There were several times during my playthrough of The Walking Dead Season 2, Episode 2, “A House Divided,” where I replayed through a moment to make sure I got it right. No, it wasn’t just for my typical style of seeing all options to learn how the entirety of the game’s story revealed itself; I just wanted to make sure I gave the best possible outcome for all parties.

The story enraptures you in its moments to force your emotional commitment. I didn’t want to screw up a damned thing.

Therein lies the magic of “A House Divided”; the raw sense of urgency. It wasn’t present in this season’s first entry as much as I had hoped. Instead of moving Clementine down a path that had her make tough and rewarding choices, we were left with gut shot after gut shot of emotional turmoil amid a new cast that our heroine did not have enough time with to become invested in. Understandably, it was only the first of five episodes that served as the engine getting out of Park to first gear. What happens next kicked it into maximum overdrive, creating one of Telltale Games’ best episodes within their zombie saga.

We now know of a central antagonist, finally setting structure for The Walking Dead Season 2. His name is William Carver (voiced with the deep, raspy intensity of Reservoir Dogs’ Michael Madsen), and he is nothing but trouble. Introduced to Clementine one-on-one, any notion that our protagonist is guaranteed to stand her ground in the zombie wasteland is put aside by the menacing figure. She may have avoided being bitten by walkers all these years, but the bigger threat will forever be the evil of humanity. That much is clear, now, and Clementine’s new friends must depart to make sure they are safe from his tyranny.

“A House Divided” continues the trend of making choices matter, but this time backs it up superbly with its story. Throughout the two hours you will spend as this junction, you will have to say the right things to maintain relationships with the right people. Emotional states, partnerships, information, friendships; even lives are at stake if you take big enough missteps. It also makes future proceedings that much more intriguing; just how will The Walking Dead writers adjust going forward with so many variables on the table?

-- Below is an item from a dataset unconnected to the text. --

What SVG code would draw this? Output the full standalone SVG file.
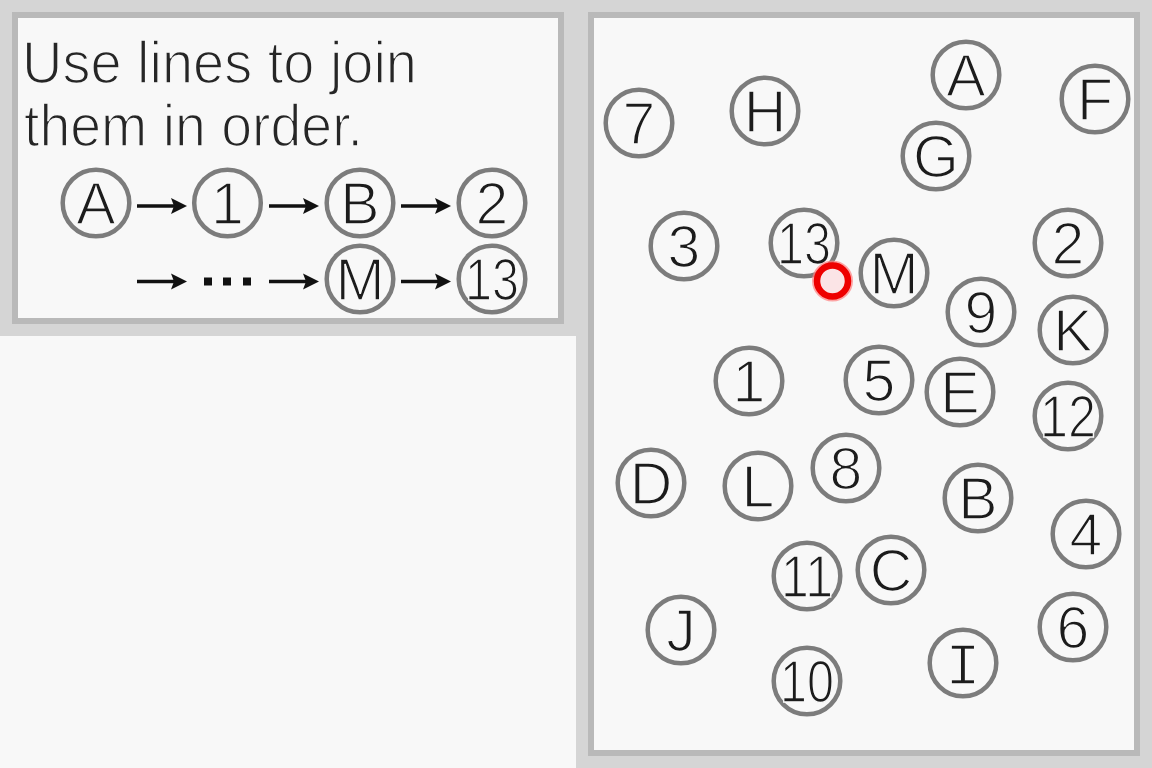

The cast in this season of The Walking Dead really showcase a vibrant weave of individual personalities. The heads-on leadership of Luke and Clementine serve as the team captains of an otherwise derelict bunch, including the likes of a dishevelled Rebecca, broken Nick, tired Alvin, cautiously-wary Carlos and hyper-emotional Sarah, among others. I was amazed by just how amazingly complete the performances were by the core group of characters. It became easy to feel for this group the second time around, and have solidified my undying attention going forward.

Voice acting in “A House Divided” complements the wonderful dialogue between friends, strangers and enemies. Difficulty for portraying an 11 year-old girl accurately in a wasteland scenario is at its highest, even more so with keeping realistic interactions with a variety of adults friendly and antagonizing. Not only does this cast provide an excellent sense of initial character, but over time convey their multi-faceted lives in a way that appeals to a true sense of belonging.

If there is anything to criticize about the recent entry into the second season of The Walking Dead, it is that the developers don’t know how to implement moments with walkers effectively. For their 8th standalone episode now, players have been subjected to the sudden oncoming of slow-moving herds of walkers. They are taken care of by either running away or killing them in a chore-like quick time event scenario. It has become the same problem in the TV show; after surviving so long in the wild, there is no reason that a group of humans as extraordinary as this should be caught off guard. Yet, time and time again, Clementine and her group are subject to supposed high-stakes moments with the walking dead. The game handles the struggle Clementine must deal with in her small frame accurately, but there has to be a creative way to inject zombies as an effective way to stir drama than what has been presented already going forward.

There are so many great story turns in “A House Divided” that I would love to discuss in this review, but they all involve heavy spoilers. All I can say is that, from here on out, it is best for fans interested in the interactive storytelling of Telltale Games’ The Walking Dead to play through all the way up to, and including, the 400 Days DLC from Season 1. It is necessary to play through the past to appreciate the subtleties in the conversations Clementine has with others in the present, and plays into that urgency mentioned earlier; what exactly should I say to keep me and others alive? Information works both ways, and just how Clementine deals with the unknown has set up a promising tale over the next three episodes.

Verdict:

+ Gameplay and choice have a strong impact on the story’s events

+ Excellent voice acting

+ Stylistically pleasing, including great direction and cinematography

+ Rewarding variety in a large cast

– Zombie scares are same old, same old

(A copy of this game was provided to GameSided for the purpose of this review.)